With the advent of digital technology more than 20 years ago, hearing aids have remarkably improved. Today’s hearing instruments are comfortable as well as small and discreet, some models are even completely invisible to others.
Choosing a hearing aid can be a daunting task. Your audiologist will work closely with you to take into account several factors – the type and severity of your hearing loss, your lifestyle, the size and shape of your outer ears and ear canals and your manual dexterity – in order to determine the best hearing device for you.
Explore Hearing Aid Styles
A BTE device is curved to match the contour of the ear and rests directly behind the ear. The housing, which contains all the electronics, is encased in plastic and connects to the ear canal with a clear tube and ear mold. Though more visible than other styles, the BTE is simple to use, making it a popular choice for children. It’s powerful enough for all types of hearing loss.
The RIC hearing aid is a smaller version of the BTE. Similar to a BTE, the device rests behind the ear and includes a thin, transparent wire that connects the housing to the receiver.

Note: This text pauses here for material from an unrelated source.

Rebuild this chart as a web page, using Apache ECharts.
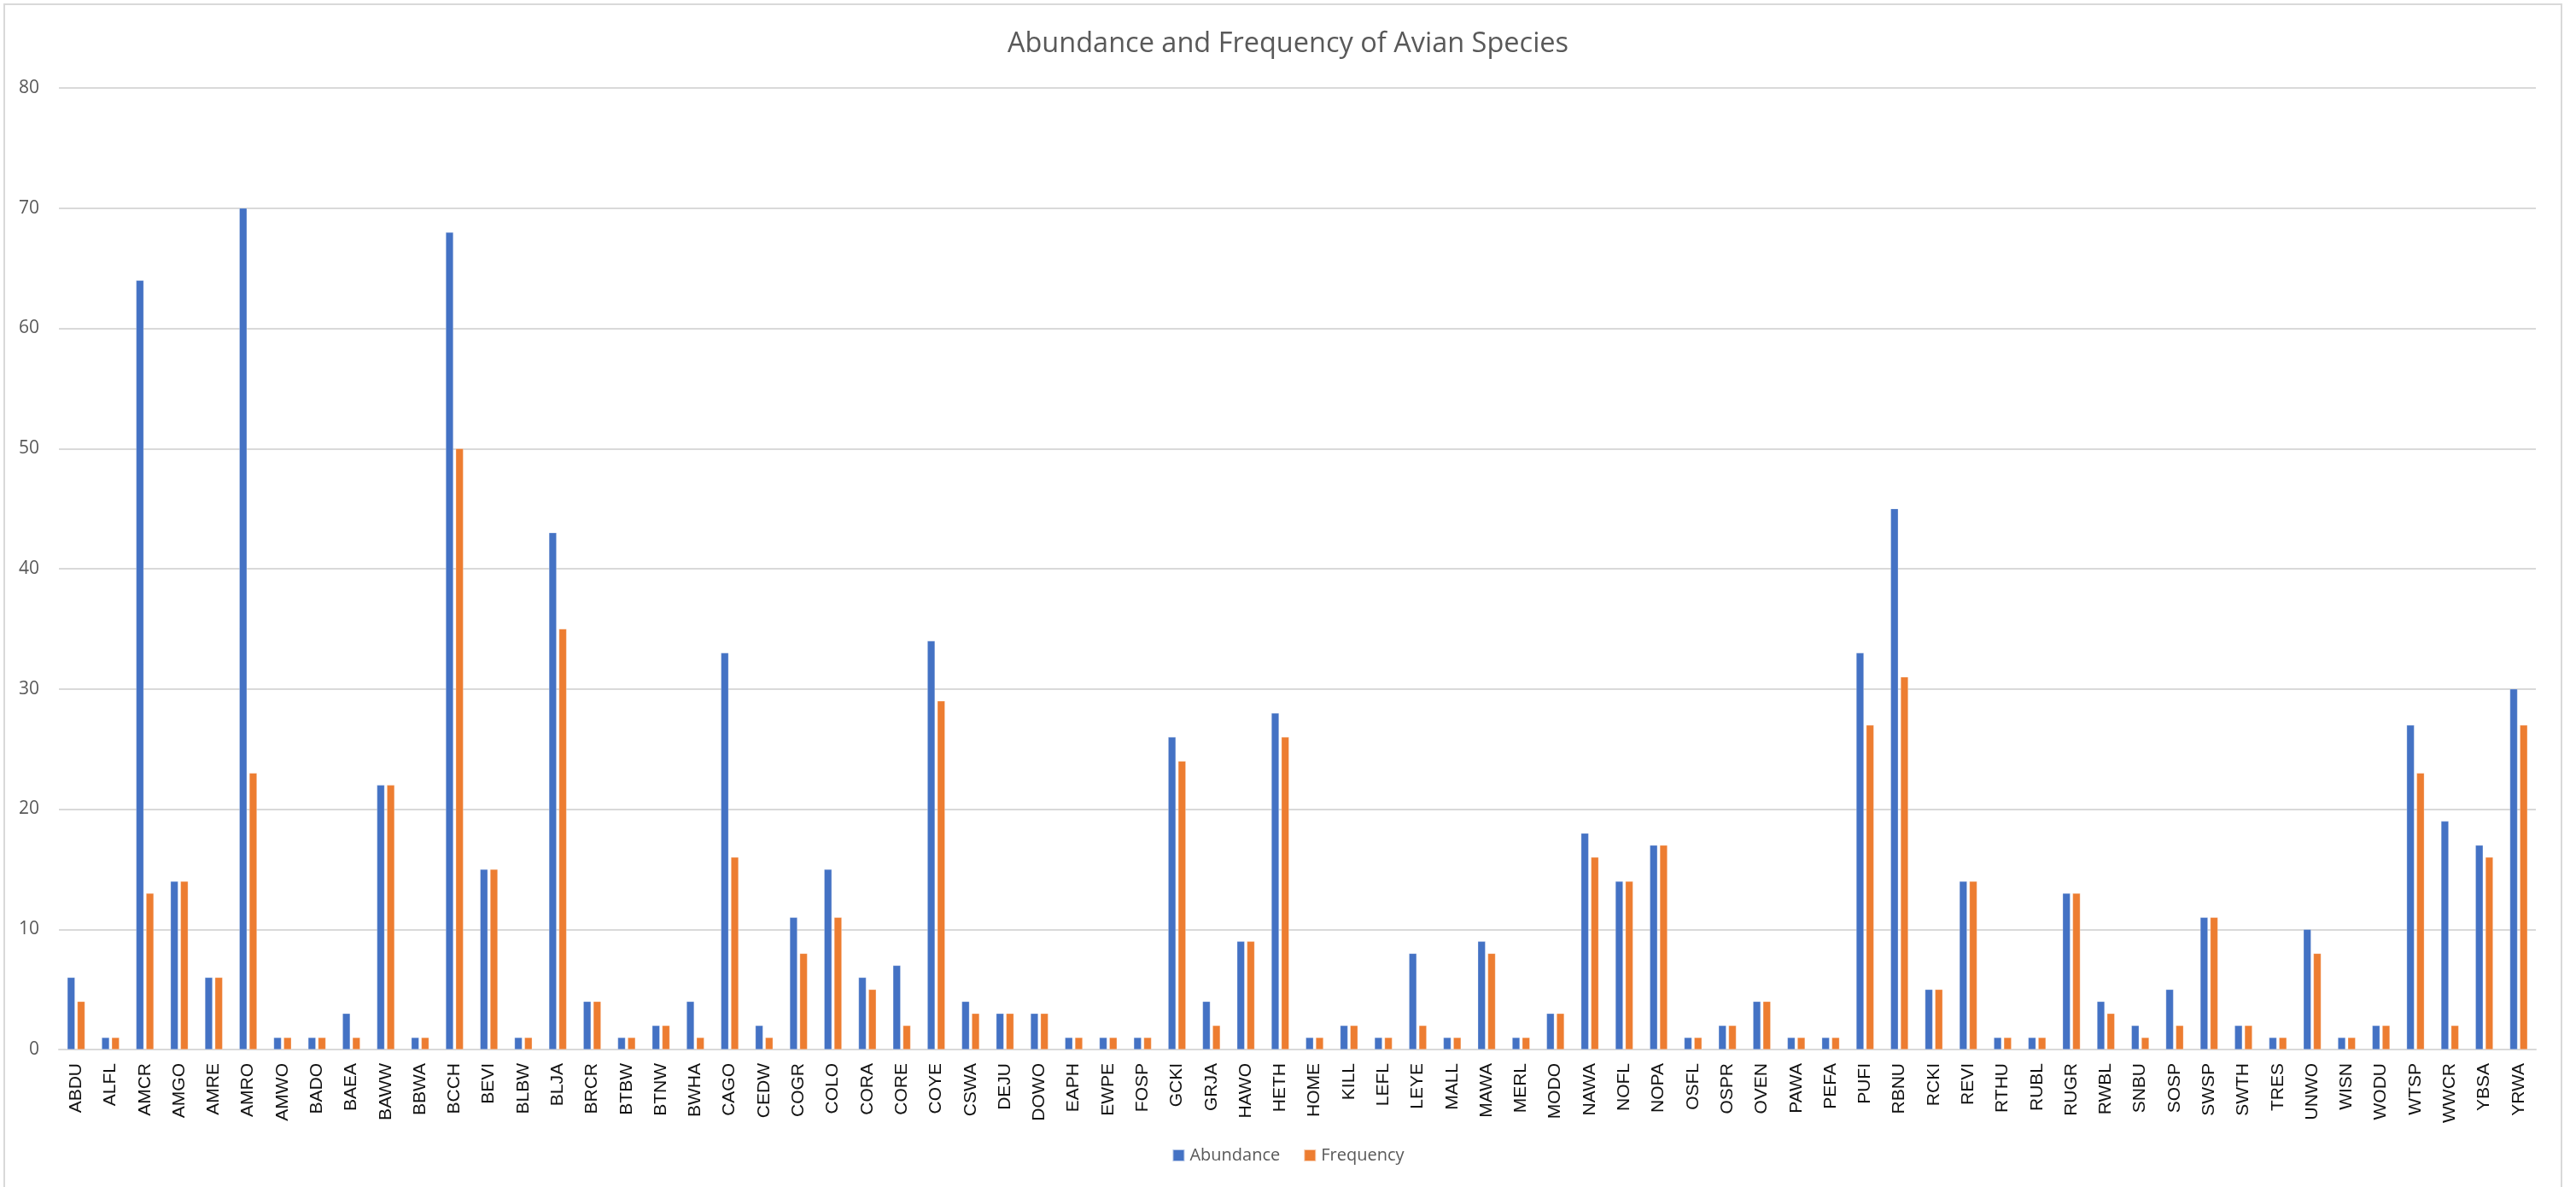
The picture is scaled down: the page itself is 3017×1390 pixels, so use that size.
<!DOCTYPE html>
<html>
<head>
<meta charset="utf-8">
<title>Abundance and Frequency of Avian Species</title>
<script src="https://cdn.jsdelivr.net/npm/echarts@6/dist/echarts.min.js"></script>
<style>
  html, body { margin: 0; padding: 0; background: #ffffff; }
  #chart { width: 3017px; height: 1390px; }
</style>
</head>
<body>
<div id="chart"></div>
<script>
// Four-letter species codes along the x axis
const species = [
  'ABDU','ALFL','AMCR','AMGO','AMRE','AMRO','AMWO','BADO','BAEA','BAWW','BBWA','BCCH',
  'BEVI','BLBW','BLJA','BRCR','BTBW','BTNW','BWHA','CAGO','CEDW','COGR','COLO','CORA',
  'CORE','COYE','CSWA','DEJU','DOWO','EAPH','EWPE','FOSP','GCKI','GRJA','HAWO','HETH',
  'HOME','KILL','LEFL','LEYE','MALL','MAWA','MERL','MODO','NAWA','NOFL','NOPA','OSFL',
  'OSPR','OVEN','PAWA','PEFA','PUFI','RBNU','RCKI','REVI','RTHU','RUBL','RUGR','RWBL',
  'SNBU','SOSP','SWSP','SWTH','TRES','UNWO','WISN','WODU','WTSP','WWCR','YBSA','YRWA'
];

// Total individuals counted per species
const abundance = [
  6, 1, 64, 14, 6, 70, 1, 1, 3, 22, 1, 68,
  15, 1, 43, 4, 1, 2, 4, 33, 2, 11, 15, 6,
  7, 34, 4, 3, 3, 1, 1, 1, 26, 4, 9, 28,
  1, 2, 1, 8, 1, 9, 1, 3, 18, 14, 17, 1,
  2, 4, 1, 1, 33, 45, 5, 14, 1, 1, 13, 4,
  2, 5, 11, 2, 1, 10, 1, 2, 27, 19, 17, 30
];

// Number of surveys in which each species was detected
const frequency = [
  4, 1, 13, 14, 6, 23, 1, 1, 1, 22, 1, 50,
  15, 1, 35, 4, 1, 2, 1, 16, 1, 8, 11, 5,
  2, 29, 3, 3, 3, 1, 1, 1, 24, 2, 9, 26,
  1, 2, 1, 2, 1, 8, 1, 3, 16, 14, 17, 1,
  2, 4, 1, 1, 27, 31, 5, 14, 1, 1, 13, 3,
  1, 2, 11, 2, 1, 8, 1, 2, 23, 2, 16, 27
];

const seriesNames = ['Abundance', 'Frequency'];
const seriesColors = ['#4472C4', '#ED7D31'];

const chart = echarts.init(document.getElementById('chart'), null, { renderer: 'canvas' });

const barStyle = (color) => ({
  color: color,
  borderColor: 'rgba(255,255,255,0.6)',
  borderWidth: 0.5
});

chart.setOption({
  backgroundColor: '#ffffff',
  animation: false,
  title: {
    text: 'Abundance and Frequency of Avian Species',
    left: 'center',
    top: 30,
    textStyle: {
      fontFamily: 'Open Sans',
      fontSize: 32.5,
      fontWeight: 'normal',
      color: '#595959'
    }
  },
  legend: {
    data: seriesNames,
    bottom: 22,
    left: 'center',
    icon: 'rect',
    itemWidth: 14,
    itemHeight: 14,
    itemGap: 27,
    textStyle: {
      fontFamily: 'Open Sans',
      fontSize: 20,
      color: '#595959',
      padding: [0, 0, 0, 1]
    }
  },
  grid: {
    left: 69,
    right: 3017 - 2970,
    top: 103,
    bottom: 1390 - 1229,
    containLabel: false
  },
  xAxis: {
    type: 'category',
    data: species,
    axisLine: { show: true, lineStyle: { color: '#d9d9d9', width: 2 } },
    axisTick: { show: false },
    axisLabel: {
      interval: 0,
      rotate: 90,
      margin: 16,
      fontFamily: 'Liberation Sans',
      fontSize: 21,
      color: '#111111'
    }
  },
  yAxis: {
    type: 'value',
    min: 0,
    max: 80,
    interval: 10,
    axisLine: { show: false },
    axisTick: { show: false },
    axisLabel: {
      margin: 23,
      fontFamily: 'Open Sans',
      fontSize: 21,
      color: '#595959'
    },
    splitLine: { lineStyle: { color: '#d9d9d9', width: 2 } }
  },
  series: [
    {
      name: seriesNames[0],
      type: 'bar',
      data: abundance,
      barWidth: 9,
      barGap: '30%',
      itemStyle: barStyle(seriesColors[0])
    },
    {
      name: seriesNames[1],
      type: 'bar',
      data: frequency,
      barWidth: 9,
      barGap: '30%',
      itemStyle: barStyle(seriesColors[1])
    }
  ],
  graphic: [
    {
      type: 'rect',
      shape: { x: 5, y: 5, width: 2995, height: 1400 },
      style: { fill: 'none', stroke: '#d9d9d9', lineWidth: 2 },
      silent: true,
      z: -1
    }
  ]
});
</script>
</body>
</html>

A soft dome sits at the end of the receiver and is placed inside the ear canal, delivering sound. This style is the most popular today due to its discreet aesthetic and comfort; this style also has the most available for wireless connectivity.
IIC hearing devices are custom-fit and inserted further into the ear canal so they become completely invisible when worn. The devices can be removed and inserted daily by the user. This is not suitable for patients who would have difficulty handling a tiny battery.
CIC hearing devices are custom-made to fit deep within the canal and are nearly invisible. It takes advantage of the ear’s natural ability to collect sound. The trade-off, however, is a shorter battery life, and this may, again, prove difficult to adjust for those with poor manual dexterity.
Slightly larger than the CIC, ITC devices are also custom-made and fill the bottom half of the external ear. Only barely noticeable to those in face-to-face conversation, the ITC uses a slightly larger battery than the CIC style.
This hearing aid is designed to fill the outer portion of the ear, and is larger than those worn in the ear canals. It is less discreet, but the size allows for more features and makes the unit easier to adjust. A bigger battery translates to longer life and means those with severe or profound hearing loss can benefit from this style.